Ranking-Enhanced Anomaly Detection Using Active Learning-Assisted Attention Adversarial Dual AutoEncoders

TL;DR

The paper tackles anomaly detection for Advanced Persistent Threats in environments with scarce labeled data. It introduces ALADAEN, a framework that combines Attention Adversarial Dual AutoEncoders with an active learning loop and GAN-based data augmentation to produce a ranking-oriented anomaly score for SOC triage. Through extensive evaluation on 40 DARPA TC provenance datasets spanning Android, Linux, BSD, and Windows, ALADAEN achieves superior ranking performance ($nDCG$) and practical runtimes compared to state-of-the-art baselines. This approach enables effective detection of rare APT patterns while minimizing labeling effort, offering a scalable solution for real-world cybersecurity operations across diverse OS environments.

Abstract

Advanced Persistent Threats (APTs) pose a significant challenge in cybersecurity due to their stealthy and long-term nature. Modern supervised learning methods require extensive labeled data, which is often scarce in real-world cybersecurity environments. In this paper, we propose an innovative approach that leverages AutoEncoders for unsupervised anomaly detection, augmented by active learning to iteratively improve the detection of APT anomalies. By selectively querying an oracle for labels on uncertain or ambiguous samples, we minimize labeling costs while improving detection rates, enabling the model to improve its detection accuracy with minimal data while reducing the need for extensive manual labeling. We provide a detailed formulation of the proposed Attention Adversarial Dual AutoEncoder-based anomaly detection framework and show how the active learning loop iteratively enhances the model. The framework is evaluated on real-world imbalanced provenance trace databases produced by the DARPA Transparent Computing program, where APT-like attacks constitute as little as 0.004\% of the data.
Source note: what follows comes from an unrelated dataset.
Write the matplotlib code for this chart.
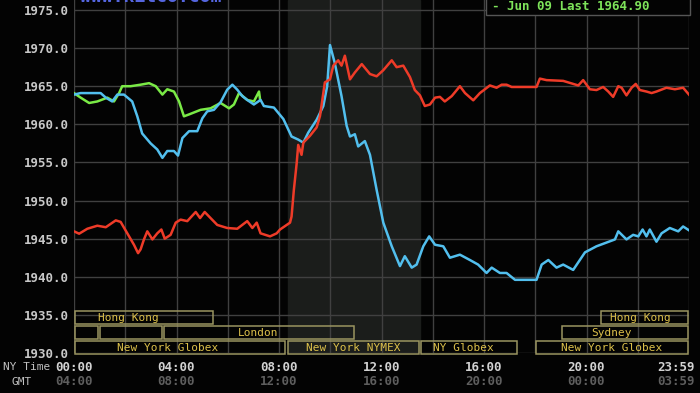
import matplotlib
matplotlib.use('Agg')
import matplotlib.pyplot as plt
from matplotlib.patches import Rectangle

# today (red)
red_t = [0.00, 0.20, 0.52, 0.91, 1.24, 1.63, 1.82, 2.08, 2.34, 2.50, 2.60, 2.73, 2.86, 3.06, 3.25, 3.41, 3.54, 3.77,
         3.97, 4.16, 4.42, 4.75, 4.92, 5.10, 5.33, 5.59, 5.98, 6.37, 6.76, 6.96, 7.13, 7.28, 7.65, 7.91, 8.04, 8.43,
         8.49, 8.58, 8.69, 8.75, 8.88, 8.95, 9.21, 9.47, 9.60, 9.79, 9.99, 10.12, 10.31, 10.44, 10.57, 10.77, 10.96,
         11.23, 11.55, 11.81, 12.07, 12.40, 12.59, 12.85, 13.11, 13.30, 13.50, 13.69, 13.89, 14.09, 14.28, 14.47,
         14.74, 15.06, 15.26, 15.58, 15.84, 16.23, 16.49, 16.69, 16.88, 17.08, 18.05, 18.18, 18.44, 19.09, 19.68,
         19.87, 20.13, 20.39, 20.65, 20.85, 21.04, 21.24, 21.37, 21.56, 21.76, 21.92, 22.08, 22.34, 22.54, 22.73,
         23.12, 23.45, 23.77, 24.00]
red_v = [1945.96, 1945.65, 1946.3, 1946.7, 1946.5, 1947.4, 1947.2, 1945.7, 1944.2, 1943.1, 1943.6, 1944.9, 1945.96,
         1944.9, 1945.7, 1946.2, 1945.0, 1945.5, 1947.1, 1947.5, 1947.3, 1948.5, 1947.7, 1948.5, 1947.7, 1946.8,
         1946.4, 1946.3, 1947.3, 1946.4, 1947.1, 1945.7, 1945.3, 1945.7, 1946.2, 1947.1, 1947.9, 1951.4, 1954.9,
         1957.3, 1956.0, 1957.6, 1958.5, 1959.6, 1961.1, 1965.5, 1965.9, 1967.7, 1968.4, 1967.7, 1969.0, 1965.9,
         1966.8, 1967.9, 1966.6, 1966.3, 1967.1, 1968.4, 1967.5, 1967.7, 1966.2, 1964.5, 1963.8, 1962.4, 1962.6,
         1963.5, 1963.6, 1963.0, 1963.7, 1965.0, 1964.1, 1963.15, 1964.1, 1965.1, 1964.8, 1965.2, 1965.2, 1964.9,
         1964.9, 1966.0, 1965.8, 1965.7, 1965.1, 1965.8, 1964.6, 1964.5, 1964.9, 1964.3, 1963.6, 1965.0, 1964.8,
         1963.8, 1964.8, 1965.3, 1964.5, 1964.3, 1964.1, 1964.3, 1964.8, 1964.6, 1964.8, 1963.9]

# yesterday (blue)
blue_t = [0.00, 0.26, 0.65, 1.04, 1.24, 1.49, 1.69, 1.95, 2.27, 2.47, 2.66, 2.99, 3.25, 3.45, 3.64, 3.90, 4.06,
          4.23, 4.49, 4.81, 5.01, 5.20, 5.46, 5.72, 5.98, 6.18, 6.37, 6.57, 6.76, 7.02, 7.28, 7.41, 7.80, 8.17,
          8.49, 8.75, 8.95, 9.14, 9.47, 9.73, 9.88, 9.99, 10.18, 10.44, 10.64, 10.77, 10.96, 11.09, 11.35, 11.55,
          11.81, 12.07, 12.40, 12.72, 12.91, 13.18, 13.37, 13.63, 13.86, 14.09, 14.41, 14.67, 15.06, 15.45, 15.77,
          16.10, 16.30, 16.62, 16.88, 17.21, 18.05, 18.25, 18.51, 18.83, 19.09, 19.48, 19.94, 20.39, 21.11, 21.24,
          21.56, 21.82, 22.02, 22.19, 22.34, 22.47, 22.73, 22.93, 23.25, 23.58, 23.77, 24.00]
blue_v = [1963.9, 1964.1, 1964.1, 1964.1, 1963.5, 1963.0, 1963.9, 1963.9, 1963.0, 1961.05, 1958.8, 1957.5, 1956.7,
          1955.6, 1956.5, 1956.5, 1955.9, 1958.2, 1959.1, 1959.1, 1960.8, 1961.7, 1961.9, 1962.9, 1964.55, 1965.2,
          1964.55, 1963.7, 1963.2, 1962.6, 1963.2, 1962.4, 1962.2, 1960.7, 1958.4, 1958.0, 1957.6, 1958.9, 1960.6,
          1962.4, 1965.0, 1970.4, 1968.0, 1963.7, 1959.8, 1958.4, 1958.7, 1957.1, 1957.8, 1956.0, 1951.4, 1947.1,
          1944.0, 1941.4, 1942.7, 1941.2, 1941.6, 1944.0, 1945.3, 1944.2, 1944.0, 1942.5, 1942.9, 1942.2, 1941.6,
          1940.5, 1941.2, 1940.5, 1940.5, 1939.6, 1939.6, 1941.6, 1942.2, 1941.2, 1941.6, 1940.9, 1943.2, 1944.0,
          1944.9, 1945.96, 1944.9, 1945.5, 1945.3, 1946.2, 1945.3, 1946.2, 1944.6, 1945.7, 1946.4, 1945.96, 1946.6,
          1946.1]

# two days ago (green, partial)
green_t = [0.00, 0.26, 0.59, 0.91, 1.30, 1.56, 1.76, 1.88, 2.21, 2.60, 2.93, 3.19, 3.45, 3.64, 3.90, 4.10, 4.29,
           4.49, 4.94, 5.33, 5.72, 6.05, 6.24, 6.44, 6.76, 7.02, 7.22, 7.26]
green_v = [1964.1, 1963.5, 1962.8, 1963.0, 1963.5, 1963.0, 1964.1, 1965.0, 1965.0, 1965.2, 1965.4, 1965.0, 1963.9,
           1964.6, 1964.3, 1963.0, 1961.05, 1961.3, 1961.9, 1962.1, 1962.8, 1962.1, 1962.6, 1964.1, 1963.2, 1963.0,
           1964.3, 1963.3]

y_ticks = [1930, 1935, 1940, 1945, 1950, 1955, 1960, 1965, 1970, 1975]
ny_hours = [0, 4, 8, 12, 16, 20, 23.5]
ny_labels = ['00:00', '04:00', '08:00', '12:00', '16:00', '20:00', '23:59']
gmt_labels = ['04:00', '08:00', '12:00', '16:00', '20:00', '00:00', '03:59']

sess_row = [0, 0, 1, 1, 1, 1, 2, 2, 2, 2]
sess_start = [0, 20.52, 0, 0.98, 3.47, 19.0, 0, 8.33, 13.5, 18.0]
sess_end = [5.46, 24, 0.98, 3.47, 10.96, 24, 8.27, 13.5, 17.32, 24]
sess_name = ['Hong Kong', 'Hong Kong', '', '', 'London', 'Sydney',
             'New York Globex', 'New York NYMEX', 'NY Globex', 'New York Globex']
sess_label_x = [2.14, 22.1, 0, 0, 7.17, 20.99, 3.67, 10.9, 15.2, 20.99]

mono = 'DejaVu Sans Mono'
bg = '#030303'

fig = plt.figure(figsize=(7, 3.93), dpi=100, facecolor=bg)
ax = fig.add_axes([74 / 700, 40 / 393, 615 / 700, 353 / 393])
ax.set_facecolor(bg)
ax.set_xlim(0, 24)
ax.set_ylim(1930, 1976.31)

ax.axvspan(8.333, 13.5, color='#1b1d1b', zorder=0)
for h in range(0, 25, 2):
    ax.axvline(h, color='#404040', lw=1, zorder=1)
for v in y_ticks:
    ax.axhline(v, color='#404040', lw=1, zorder=1)

ax.plot(green_t, green_v, color='#7aea46', lw=1.8, zorder=3)
ax.plot(blue_t, blue_v, color='#52bfee', lw=1.8, zorder=3)
ax.plot(red_t, red_v, color='#ee3b28', lw=1.8, zorder=4)

row_top = [1935.45, 1933.5, 1931.55]
for r, s, e, name, lx in zip(sess_row, sess_start, sess_end, sess_name, sess_label_x):
    ax.add_patch(Rectangle((s + 0.03, row_top[r] - 1.7), e - s - 0.06, 1.7, fill=False,
                           edgecolor='#9a9460', lw=1.1, zorder=5, clip_on=False))
    if name:
        ax.text(lx, row_top[r] - 0.85, name, color='#dcc04a', fontsize=8, family=mono,
                ha='center', va='center', zorder=6)

for sp in ax.spines.values():
    sp.set_visible(False)
ax.set_xticks([])
ax.set_yticks(y_ticks)
ax.set_yticklabels(['%.1f' % v for v in y_ticks], family=mono, fontweight='bold',
                   fontsize=9, color='#c8c8c8')
ax.tick_params(axis='y', length=0, pad=4)

tr = ax.get_xaxis_transform()
for h, a, b in zip(ny_hours, ny_labels, gmt_labels):
    ax.text(h, -0.04, a, transform=tr, color='#d2d2d2', family=mono, fontweight='bold',
            fontsize=9, ha='center', va='center', clip_on=False)
    ax.text(h, -0.082, b, transform=tr, color='#5e5e5e', family=mono, fontweight='bold',
            fontsize=9, ha='center', va='center', clip_on=False)
fig.text(3 / 700, 1 - 367 / 393, 'NY Time', color='#c0c0c0', family=mono, fontsize=8,
         ha='left', va='center')
fig.text(12 / 700, 1 - 382 / 393, 'GMT', color='#c0c0c0', family=mono, fontsize=8,
         ha='left', va='center')

# site name cut off at top, and last-price box
fig.text(80 / 700, 1 - 2 / 393, 'www.kitco.com', color='#5566e0', family=mono, fontweight='bold',
         fontsize=13, ha='left', va='baseline')
fig.patches.append(Rectangle((486 / 700, 1 - 15 / 393), 204 / 700, 20 / 393, transform=fig.transFigure,
                             facecolor=bg, edgecolor='#555555', lw=1, zorder=10))
fig.text(492 / 700, 1 - 6 / 393, '- Jun 09 Last 1964.90', color='#7ee45a', family=mono,
         fontweight='bold', fontsize=9, ha='left', va='center', zorder=11)

fig.savefig('out.png', dpi=100, facecolor=bg)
The datasets span multiple operating systems, including Android, Linux, BSD, and Windows, and cover two attack scenarios. The results have shown significant improvements in detection rates during active learning and better performance compared to other existing approaches.

Figures (21)

• Figure 1: Overall architecture of the ALADAEN framework: Active Learning-Assisted Attention Adversarial Dual AutoEncoders for anomaly detection. The framework is composed of three interconnected modules: (1) Data Preparation, which formats provenance events into process-level feature vectors; (2) ADAEN Backbone, a dual autoencoder with attention and adversarial training that learns a robust representation of benign behavior and computes reconstruction-based anomaly scores; and (3) Active Learning & GAN Augmentation, which iteratively selects the most informative unlabeled samples (based on uncertainty), queries them from an oracle, and uses GAN-generated synthetic samples to enrich the benign pool before retraining. This modular design enables continuous refinement and improved anomaly ranking under scarce-label conditions.
• Figure 2: Step-by-step workflow of ALADAEN. Steps 1-2: Construct process-level feature vectors from the provenance graph and initialize the training set with a small subset of labeled benign data (cold start). Step 3: Train the ADAEN model to reconstruct benign samples and compute anomaly scores based on reconstruction error. Step 4: Rank all unlabeled samples by anomaly score to prioritize potential threats. Step 5: Apply active learning to select the most uncertain samples (i.e., those near the decision threshold) for oracle labeling. Step 6: Augment the newly labeled benign data using a GAN to mitigate data scarcity and retrain the ADAEN model with the enriched dataset. Step 7: Repeat previous steps iteratively until the labeling budget is exhausted. This iterative cycle progressively improves anomaly ranking and detection robustness.
• Figure 3: nDCG Score Comparison of Anomaly Detection Algorithms Across Operating Systems and Attack Scenarios. The rows represent the anomaly detection methods, while the columns represent the datasets. The subfigures on the left-hand side correspond to the first attack scenario, and the subfigures on the right-hand side correspond to the second attack scenario.
• Figure 4: Reconstruction Error Histogram with Threshold, where the x-axis represents the reconstruction error values, and the y-axis indicates the frequency (count) of data points with a certain error.
• Figure 5: nDCG score variation over Active Learning iterations for Linux PA dataset using the ALADAEN framework (Pandex E1 scenario). Values in x-axis represent active learning iterations, whereas y-axis contains nDCG scores. The raw nDCG data is represented by the blue dashed line, while the smoothed nDCG values are depicted by the red dashed line. On the right, a boxplot of the nDCG values shows the distribution of scores throughout the Active Learning process. The figure highlights the model's performance improvements over iterations, stabilizing at higher nDCG scores as more data is incorporated.